Xerox (XRX) is considering a takeover bid for HP (HPE), which makes hardware including computers and printers, according to a report from the Wall Street Journal citing people familiar with the matter. Such an acquisition would reportedly take the form of a cash-and-stock offer, and would value HP at a premium to its market value of around $27 billion.
Walgreens (WBA) has considered going private and held talks with private equity firms to facilitate what would be the largest ever leveraged buyout, Reuters first reported Tuesday. The drug-store chain has a market value of $55 billion, meaning an LBO would likely require participation from multiple private equity firms and potential divesture of some of Walgreen’s assets in order to fund the deal.
Uber’s (UBER) post-IPO lockup period ends Wednesday, the first day that early investors and employees could sell their shares after the company’s May public offering. This could stir up additional volatility in the stock as billions of dollars worth of shares could potentially become available for trading for the first time. The end of the lockup period comes after Uber on Monday posted better-than-expected top- and bottom-line results for the third quarter and predicted it would be profitable on an adjusted EBITDA basis by 2021.
Shortly after market open, Uber shares fell to a record low of $25.58, down 43% from its IPO price of $45 per share.
Match Group (MTCH) posted estimates-topping third-quarter results Tuesday and grew subscribers by 19% to 9.6 million during the quarter.
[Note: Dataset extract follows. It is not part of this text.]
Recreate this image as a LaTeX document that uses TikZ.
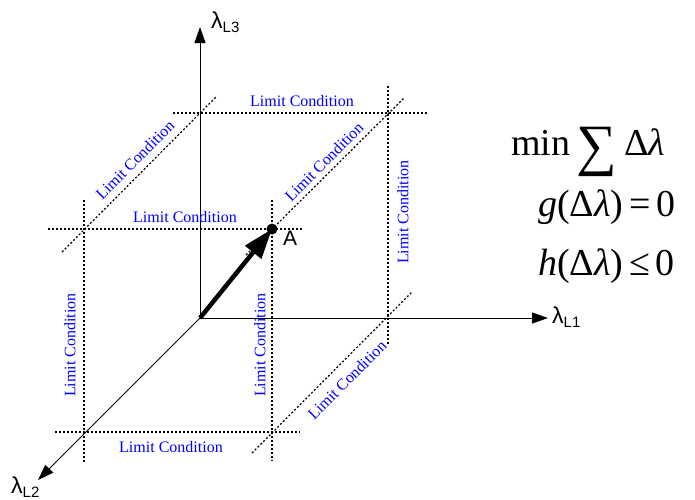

However, these were overshadowed after the dating app giant posted weak guidance amid ongoing legal battles, including a Federal Trade Commission investigation and legal dispute with Tinder’s founders over the app’s valuation. The company said fourth-quarter revenue would come in as high as $555 million, short of the $560 million the Street expected. Adjusted EBITDA guidance of between $205 million to $210 million also missed expectations.
Companies including Qualcomm (QCOM), Roku (ROKU) and Square (SQ) report quarterly results after market close Wednesday.